Emeritus Professor Joanna Haigh, Distinguished Research Fellow at Imperial and former Co-Director of the Grantham Institute, said, ‘The results of this study indicate that solar geoengineering can in no sense be viewed as a sensible rescue plan due to the potential to severely impact on temperature, precipitation, floods and drought patterns across the globe.’

Published in Atmospheric Chemistry and Physics, the research simulated three versions of the Earth’s climate using high-powered computers running the UK Met Office’s climate model, called HadCM3L. These three experimental Earths explored the consequences of increased atmospheric carbon dioxide concentrations with and without solar geoengineering, to see what would happen over a thousand years. These experiments are much longer than previous such studies and provide deeper insight into the potential implications of solar geoengineering.

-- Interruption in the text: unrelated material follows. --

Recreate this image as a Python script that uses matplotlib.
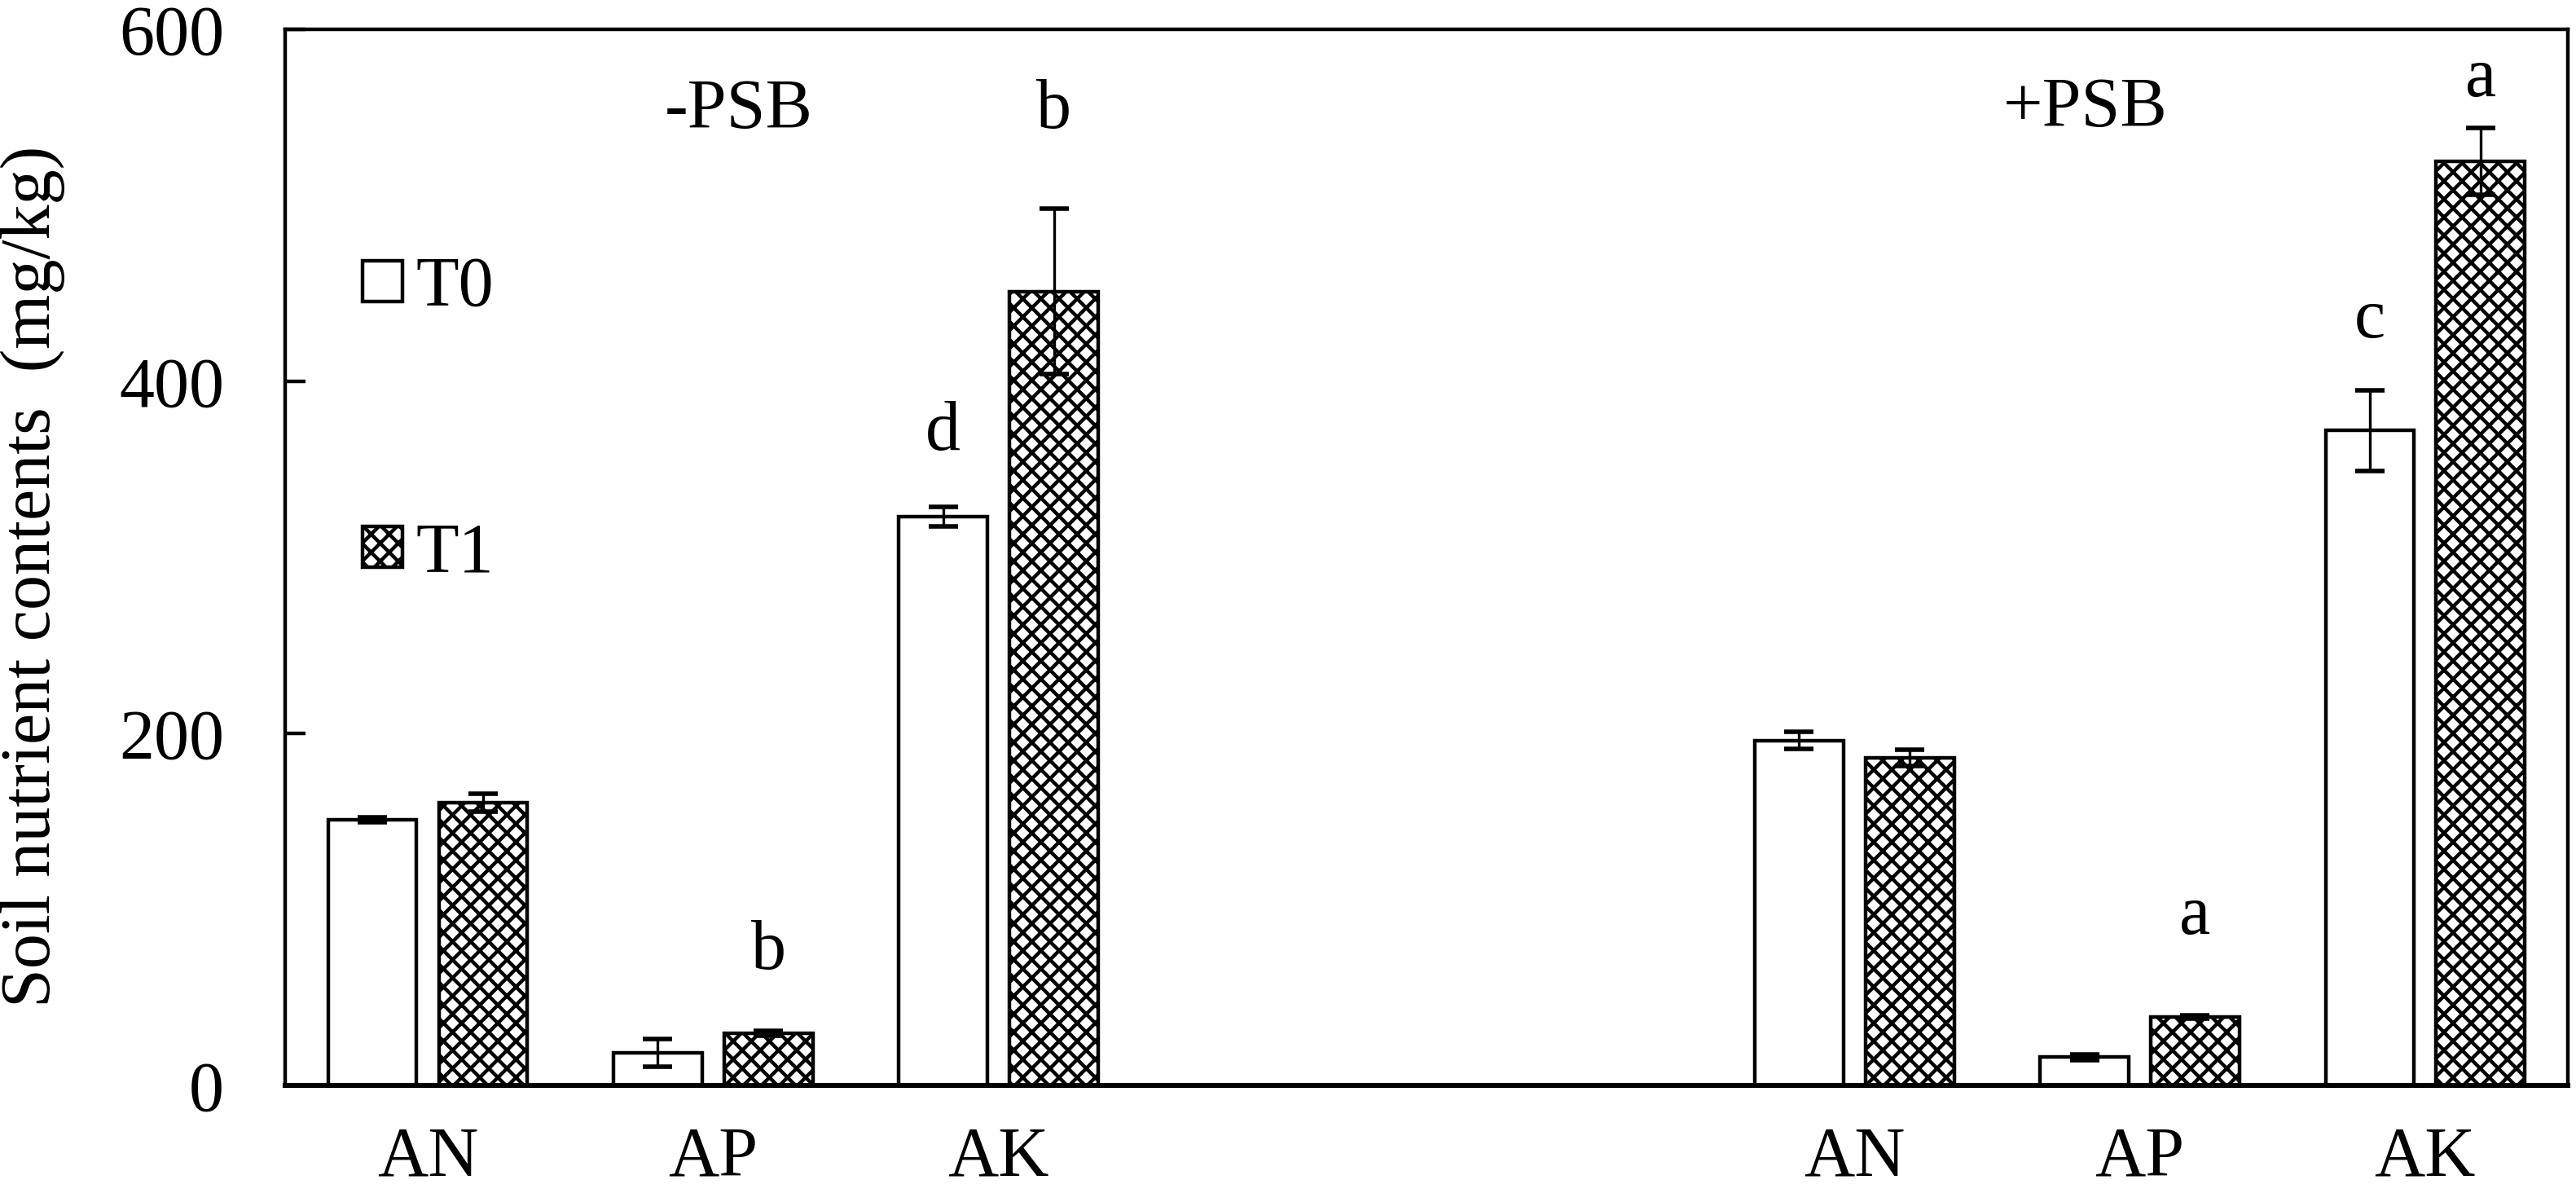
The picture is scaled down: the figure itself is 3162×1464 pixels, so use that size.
import matplotlib
matplotlib.use("Agg")
import matplotlib.pyplot as plt
import numpy as np

plt.rcParams['font.family'] = ['Liberation Serif', 'DejaVu Serif']
plt.rcParams['hatch.linewidth'] = 1.6

# nutrient labels for the two treatment groups (-PSB, +PSB)
nutrients = ["AN", "AP", "AK", "AN", "AP", "AK"]
positions = [0, 1, 2, 5, 6, 7]

# T0 / T1 means and error bars (mg/kg)
t0_vals = [151, 18.5, 323, 196, 16, 372]
t0_err = [1.5, 8, 5.5, 5, 1.5, 23]
t1_vals = [160.5, 29.5, 451, 186, 39, 525]
t1_err = [5, 1.5, 47, 4.5, 1, 19]

# significance letters: (position index, series, letter, baseline y)
letters_pos = [1, 2, 2, 6, 7, 7]
letters_series = ["T1", "T0", "T1", "T1", "T0", "T1"]
letters_txt = ["b", "d", "b", "a", "c", "a"]
letters_y = [66, 361, 544, 86, 425, 562]

group_labels = ["-PSB", "+PSB"]
group_x = [1.09, 5.81]
group_y = [544, 545]

fs = 31
width = 0.31
off = 0.194

fig = plt.figure(figsize=(15.81, 7.32), dpi=200)
ax = fig.add_axes([0.1107, 0.0902, 0.8861, 0.8852])

x = np.array(positions, dtype=float)
ekw = dict(elinewidth=1.2, capthick=2.0, ecolor="black", zorder=4)
b0 = ax.bar(x - off, t0_vals, width, color="white", edgecolor="black",
            linewidth=1.6, label="T0", zorder=2)
b1 = ax.bar(x + off, t1_vals, width, color="white", edgecolor="black",
            linewidth=1.6, hatch="xxx", label="T1", zorder=2)
ax.errorbar(x - off, t0_vals, yerr=t0_err, fmt="none", capsize=6.5, **ekw)
ax.errorbar(x + off, t1_vals, yerr=t1_err, fmt="none", capsize=6.5, **ekw)

for p, s, t, yy in zip(letters_pos, letters_series, letters_txt, letters_y):
    xx = p - off if s == "T0" else p + off
    ax.text(xx, yy, t, ha="center", va="baseline", fontsize=fs)

for g, gx, gy in zip(group_labels, group_x, group_y):
    ax.text(gx, gy, g, ha="center", va="baseline", fontsize=fs)

ax.set_xlim(-0.5, 7.5)
ax.set_ylim(0, 600)
ax.set_yticks([0, 200, 400, 600])
ax.set_xticks(positions)
ax.set_xticklabels(nutrients)
ax.tick_params(axis="y", direction="in", length=9, width=1.6, pad=27, labelsize=fs)
ax.tick_params(axis="x", length=0, pad=18, labelsize=fs)
for sp in ax.spines.values():
    sp.set_linewidth(1.6)
ax.spines["bottom"].set_linewidth(2.2)

leg = ax.legend(handles=[b0, b1], loc="upper left", bbox_to_anchor=(0.034, 0.785),
                frameon=False, fontsize=fs, handlelength=0.56, handleheight=0.52,
                handletextpad=0.2, labelspacing=2.87, borderpad=0, borderaxespad=0)

fig.text(40 / 3162, 0.517, "Soil nutrient contents  (mg/kg)", rotation=90,
         ha="center", va="center", fontsize=fs)

fig.savefig("out.png", dpi=200)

Funded by the Swiss National Science Foundation and led by Dr Abdul Malik, Post-Doctoral Researcher at King Abdullah University of Science and Technology (KAUST) in Saudi Arabia, with colleagues at Imperial College London, UK and Zhejiang University in China, is said to offer the most detailed analysis yet and contributes to the ongoing Geoengineering Model Intercomparison Project (GeoMIP), which investigates the likely effects of geoengineering on the planet.